World Future Sports Games

The World Future Sports Games will take place in Dubai in December 2017 and, as with everything in the shiniest Emirate, will serve in part as a reminder of the Middle East’s extreme wealth. Details on this are still short — it was only announced this month where the games would even be held — but from what has been made public, it’s clear the whole thing takes the sports and technology thing a step further and showcases competitions exclusively using technology. Forget human beings: We’re talking robots and machines powered by remote control or through A.I. It’s the future!

There will be nine different competitions: driverless car racing, robotic soccer, robotic running competitions, manned drones racing, robotic swimming, robotic table tennis, robotic wrestling, drone races, and something cybernetic that hasn’t been fully fleshed out.

The World Future Sports Games is an extension of the World Drone Prix, also being held in Dubai. The UAE has shown a very keen interest in new robotics and autonomous vehicles, and believes these kinds of technologies will play a major role in all facets of life in the future. The government is bullish in its belief that sports act as a great way to showcase this kind of innovation.

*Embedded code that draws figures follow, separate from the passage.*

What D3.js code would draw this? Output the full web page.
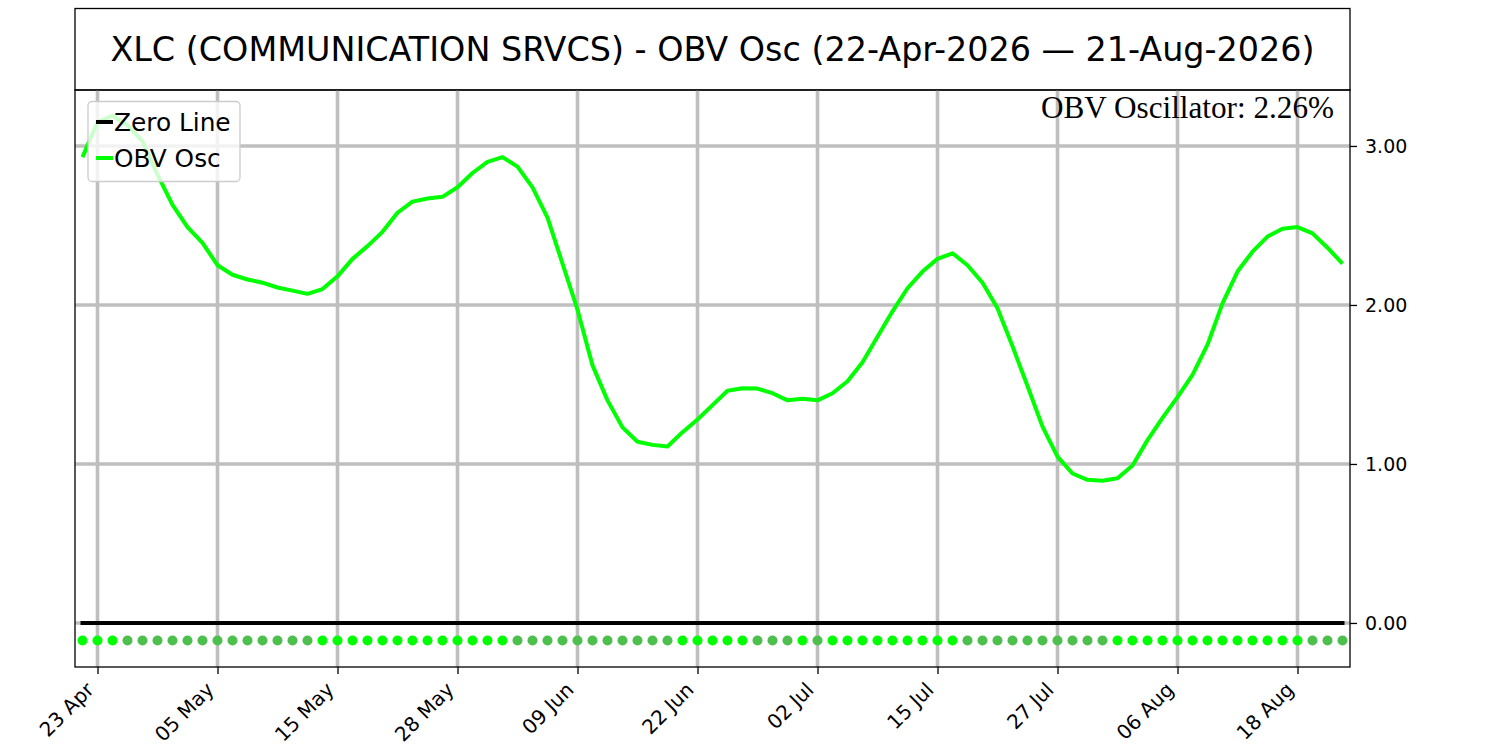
<!DOCTYPE html>
<html>
<head>
<meta charset="utf-8">
<script src="https://cdn.jsdelivr.net/npm/d3@7/dist/d3.min.js"></script>
<style>
  html, body { margin: 0; padding: 0; background: #fff; }
  svg { display: block; font-family: "DejaVu Sans", sans-serif; }
</style>
</head>
<body>
<svg id="chart" width="1500" height="750"></svg>
<script>
// ---- data ----
const titleText = "XLC (COMMUNICATION SRVCS) - OBV Osc (22-Apr-2026 \u2014 21-Aug-2026)";
const lastLabel = "OBV Oscillator: 2.26%";
const obvOsc = [
  2.93, 3.15, 3.19, 3.13, 3.03, 2.82, 2.63, 2.49, 2.39, 2.25,
  2.19, 2.16, 2.14, 2.11, 2.09, 2.07, 2.10, 2.18, 2.29, 2.37,
  2.46, 2.58, 2.65, 2.67, 2.68, 2.74, 2.83, 2.90, 2.93, 2.87,
  2.74, 2.55, 2.26, 1.97, 1.62, 1.40, 1.23, 1.14, 1.12, 1.11,
  1.20, 1.28, 1.37, 1.46, 1.476, 1.474, 1.445, 1.40, 1.41, 1.40,
  1.445, 1.52, 1.64, 1.80, 1.96, 2.105, 2.21, 2.29, 2.325, 2.25,
  2.14, 1.98, 1.74, 1.49, 1.235, 1.046, 0.94, 0.90, 0.895, 0.91,
  0.99, 1.15, 1.29, 1.42, 1.56, 1.75, 2.01, 2.21, 2.335, 2.43,
  2.48, 2.49, 2.45, 2.36, 2.26
];
const tickIndices = [1, 9, 17, 25, 33, 41, 49, 57, 65, 73, 81];
const tickLabels = ["23 Apr", "05 May", "15 May", "28 May", "09 Jun", "22 Jun", "02 Jul", "15 Jul", "27 Jul", "06 Aug", "18 Aug"];
const yTicks = [0, 1, 2, 3];
const dotLevel = -0.11;
const legendItems = ["Zero Line", "OBV Osc"];

// ---- layout ----
const svg = d3.select("#chart");
const L = 75, R = 1350, T = 90, B = 667;
const n = obvOsc.length;
const x = d3.scaleLinear().domain([-0.5, n - 0.5]).range([L, R]);
const y = d3.scaleLinear().domain([-0.277, 3.352]).range([B, T]);

const grid = "#bfbfbf";
const sans = "DejaVu Sans, sans-serif";

// title box
svg.append("rect").attr("x", L).attr("y", 8.5).attr("width", R - L).attr("height", T - 8.5)
  .attr("fill", "none").attr("stroke", "#000").attr("stroke-width", 1.3);
svg.append("text").attr("x", (L + R) / 2).attr("y", 61).attr("text-anchor", "middle")
  .attr("font-family", sans).attr("font-size", 33.4).attr("fill", "#000").text(titleText);

const plot = svg.append("g");

// grid lines
plot.selectAll(".vg").data(tickIndices).enter().append("line")
  .attr("x1", d => x(d)).attr("x2", d => x(d)).attr("y1", T).attr("y2", B)
  .attr("stroke", grid).attr("stroke-width", 3.6);
plot.selectAll(".hg").data(yTicks).enter().append("line")
  .attr("x1", L).attr("x2", R).attr("y1", d => y(d)).attr("y2", d => y(d))
  .attr("stroke", grid).attr("stroke-width", 3.6);

// zero line
plot.append("line").attr("x1", x(0) - 2).attr("x2", x(n - 1) + 2)
  .attr("y1", y(0)).attr("y2", y(0)).attr("stroke", "#000").attr("stroke-width", 4);

// dots
plot.selectAll(".dot").data(obvOsc).enter().append("circle")
  .attr("cx", (d, i) => x(i)).attr("cy", y(dotLevel)).attr("r", 5)
  .attr("fill", (d, i) => (i === 0 || d >= obvOsc[i - 1]) ? "#00ff00" : "#4cbf4c");

// OBV line
const line = d3.line().x((d, i) => x(i)).y(d => y(d));
plot.append("path").datum(obvOsc).attr("d", line)
  .attr("fill", "none").attr("stroke", "#00ff00").attr("stroke-width", 4)
  .attr("stroke-linejoin", "round");

// axes frame
svg.append("rect").attr("x", L).attr("y", T).attr("width", R - L).attr("height", B - T)
  .attr("fill", "none").attr("stroke", "#000").attr("stroke-width", 1.3);

// right y axis
const yAxis = svg.append("g").attr("transform", `translate(${R},0)`)
  .call(d3.axisRight(y).tickValues(yTicks).tickFormat(d3.format(".2f")).tickSize(7).tickPadding(8));
yAxis.select(".domain").remove();
yAxis.selectAll("text").attr("font-size", 19).attr("font-family", sans).attr("fill", "#000");
yAxis.selectAll("line").attr("stroke", "#000").attr("stroke-width", 1.3);

// bottom x axis
const xAxis = svg.append("g").attr("transform", `translate(0,${B})`)
  .call(d3.axisBottom(x).tickValues(tickIndices).tickFormat((d, i) => tickLabels[i]).tickSize(7));
xAxis.select(".domain").remove();
xAxis.selectAll("line").attr("stroke", "#000").attr("stroke-width", 1.3);
xAxis.selectAll("text")
  .attr("font-size", 20).attr("font-family", sans).attr("fill", "#000")
  .attr("text-anchor", "end").attr("dy", null).attr("y", 0)
  .attr("transform", "translate(-3,24) rotate(-45)");

// last value label
svg.append("text").attr("x", 1334).attr("y", 118).attr("text-anchor", "end")
  .attr("font-family", "Liberation Serif, Times New Roman, serif").attr("font-size", 31.2)
  .attr("fill", "#000").text(lastLabel);

// legend
const lg = svg.append("g");
lg.append("rect").attr("x", 88).attr("y", 101.5).attr("width", 152).attr("height", 80)
  .attr("rx", 4).attr("fill", "#fff").attr("fill-opacity", 0.8)
  .attr("stroke", "#cccccc").attr("stroke-width", 1.3);
const legendColors = ["#000", "#00ff00"];
legendItems.forEach((t, i) => {
  const cy = 122 + i * 36;
  lg.append("line").attr("x1", 96).attr("x2", 113).attr("y1", cy).attr("y2", cy)
    .attr("stroke", legendColors[i]).attr("stroke-width", 4);
  lg.append("text").attr("x", 114).attr("y", cy + 9).attr("font-size", 24.8)
    .attr("font-family", sans).attr("fill", "#000").text(t);
});
</script>
</body>
</html>
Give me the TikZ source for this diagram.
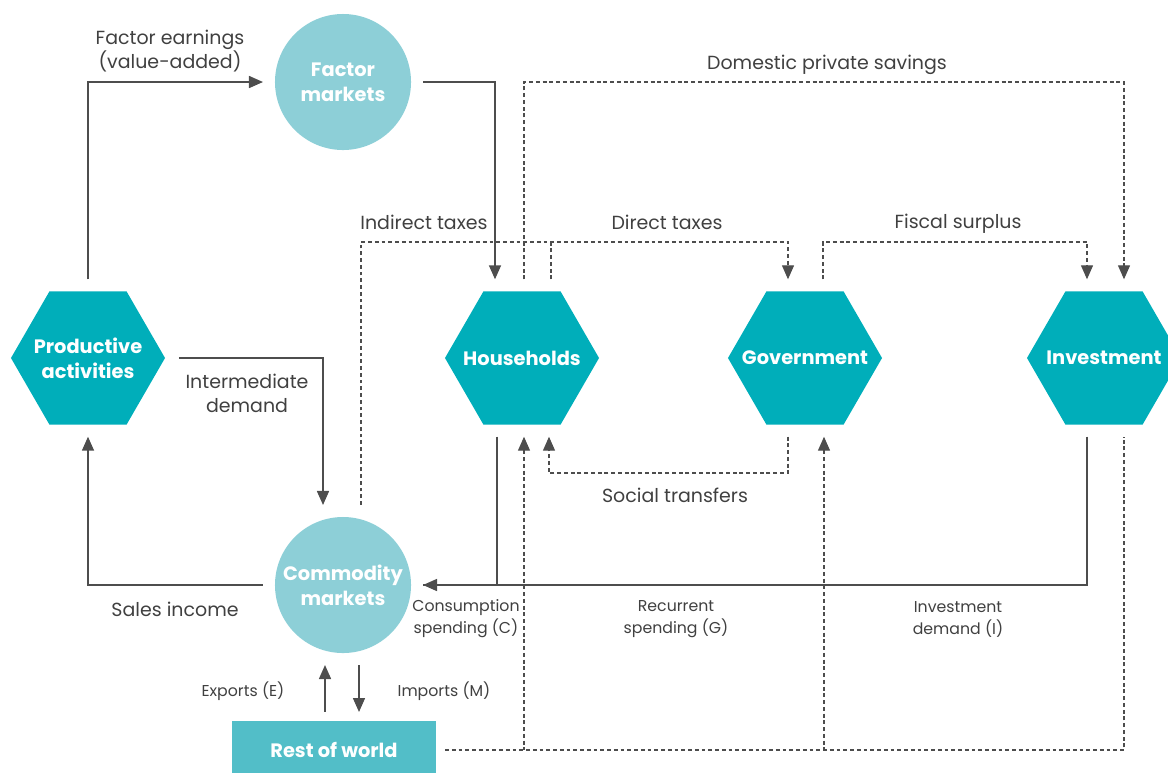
\documentclass[tikz,border=0pt]{standalone}
\usepackage{fontspec}
\setmainfont{Poppins}
\usetikzlibrary{arrows.meta,shapes.geometric,positioning,calc}
\definecolor{hexteal}{HTML}{00AEBA}
\definecolor{mktteal}{HTML}{8DCFD7}
\definecolor{rowteal}{HTML}{52BEC8}
\definecolor{inkgray}{HTML}{404040}
\definecolor{linegray}{HTML}{4D4D4D}
\tikzset{
	sector/.style={
		regular polygon,
		regular polygon sides=6,
		fill=hexteal,
		inner sep=0pt,
		minimum size=3.85cm,
		outer sep=0.3cm,
	},
	sectortext/.style={
		text=white,
		font=\fontsize{13.8}{17.8}\selectfont\bfseries,
		align=center,
	},
	market/.style={
		circle,
		fill=mktteal,
		text=white,
		font=\fontsize{13.8}{17.8}\selectfont\bfseries,
		align=center,
		inner sep=0pt,
		minimum size=3.4cm,
		outer sep=0.3cm,
	},
	world/.style={
		rectangle,
		fill=rowteal,
		text=white,
		font=\fontsize{13.8}{17.8}\selectfont\bfseries,
		minimum width=5.1cm,
		minimum height=1.45cm,
		outer sep=0.225cm,
	},
	flow/.style={
		draw=linegray,
		line width=1.1pt
	},
	transfer/.style={
		draw=linegray,
		line width=0.9pt,
		dash pattern=on 2.8pt off 2pt
	},
	lbl/.style={
		text=inkgray,
		align=center,
		font=\fontsize{13.5}{17}\selectfont
	},
	smalllbl/.style={
		text=inkgray,
		align=center,
		font=\fontsize{11.2}{15.6}\selectfont
	}
}

\begin{document}
\begin{tikzpicture}[x=0.025cm,y=-0.025cm,>={Triangle[length=0.35cm,width=0.3cm]}]
	\clip (0,0) rectangle (1168,772);
	\node [sector,label={[sectortext]center:{Productive\\activities}}] (pa) at (88,358) {};
	\node [sector,label={[sectortext]center:Households}] (hh) at (522,358) {};
	\node [sector,label={[sectortext]center:Government}] (gv) at (805,358) {};
	\node [sector,label={[sectortext]center:Investment}] (iv) at (1104,358) {};
	\node [market] (fm) at (343,82) {Factor\\markets};
	\node [market] (cm) at (343,585) {Commodity\\markets};
	\node [world] (rw) at (334,750) {Rest of world};
	\coordinate (taxrow) at (0,242);
	\coordinate (socrow) at (0,473);

	% real flows
	\draw[flow,->] (pa.north) |- (fm.west);
	\draw[flow,->] (fm.east) -| ($(hh.north)+(-27,0)$);
	\draw[flow,->] (pa.east) -| ($(cm.north)+(-20,0)$);
	\draw[flow,->] (cm.west) -| (pa.south);
	\draw[flow,->] ($(iv.south)+(-17,0)$) |- (cm.east);
	\draw[flow] ($(hh.south)+(-25,0)$) |- (cm.east);
	\draw[flow,<-] ($(cm.south)+(-18,0)$) coordinate (ex) -- (ex |- rw.north);
	\draw[flow,->] ($(cm.south)+(16,0)$) coordinate (im) -- (im |- rw.north);

	% transfers
	\draw[transfer,->] ($(hh.north)+(2,0)$) coordinate (sv) -- (sv |- fm.east) -| ($(iv.north)+(20,0)$);
	\draw[transfer,->] ($(cm.north)+(18,0)$) coordinate (it) -- (it |- taxrow) -| ($(gv.north)+(-17,0)$);
	\draw[transfer] ($(hh.north)+(29,0)$) coordinate (dt) -- (dt |- taxrow);
	\draw[transfer,->] ($(gv.north)+(18,0)$) coordinate (fs) -- (fs |- taxrow) -| ($(iv.north)+(-17,0)$);
	\draw[transfer,->] ($(gv.south)+(-17,0)$) coordinate (st) -- (st |- socrow) -| ($(hh.south)+(27,0)$);
	\draw[transfer] (rw.east) -| ($(iv.south)+(20,0)$);
	\draw[transfer,<-] ($(hh.south)+(2,0)$) coordinate (rh) -- (rh |- rw.east);
	\draw[transfer,<-] ($(gv.south)+(19,0)$) coordinate (rg) -- (rg |- rw.east);

	\node [lbl] (fe) at (170,51) {Factor earnings\\(value-added)};
	\node [lbl] (dps) at (827,65) {Domestic private savings};
	\node [lbl] (itx) at (424,222) {Indirect taxes};
	\node [lbl] (dtx) at (667,222) {Direct taxes};
	\node [lbl] (fsl) at (958,224) {Fiscal surplus};
	\node [lbl] (imd) at (247,393) {Intermediate\\demand};
	\node [lbl] (sot) at (675,495) {Social transfers};
	\node [lbl] (sai) at (175,609) {Sales income};
	\node [smalllbl] (cons) at (466,619) {Consumption\\spending (C)};
	\node [smalllbl] (recs) at (676,619) {Recurrent\\spending (G)};
	\node [smalllbl] (invd) at (958,619) {Investment\\demand (I)};
	\node [smalllbl] (exl) at (243,691) {Exports (E)};
	\node [smalllbl] (iml) at (444,691) {Imports (M)};
\end{tikzpicture}
\end{document}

Both events may initially seem to be occupying a world of sports that’s an island unto its own. That may be true to some extent, but it’s probably wiser to approach the Cybathlon and WFSG as signs of what the future of sports really will be. Certain sports will be the same maybe forever — baseball can’t not be baseball, and the same goes for soccer of course. But as technology takes off in bigger ways this century, it will be clear that what we call a “sport” won’t simply be defined by the actions of the human body.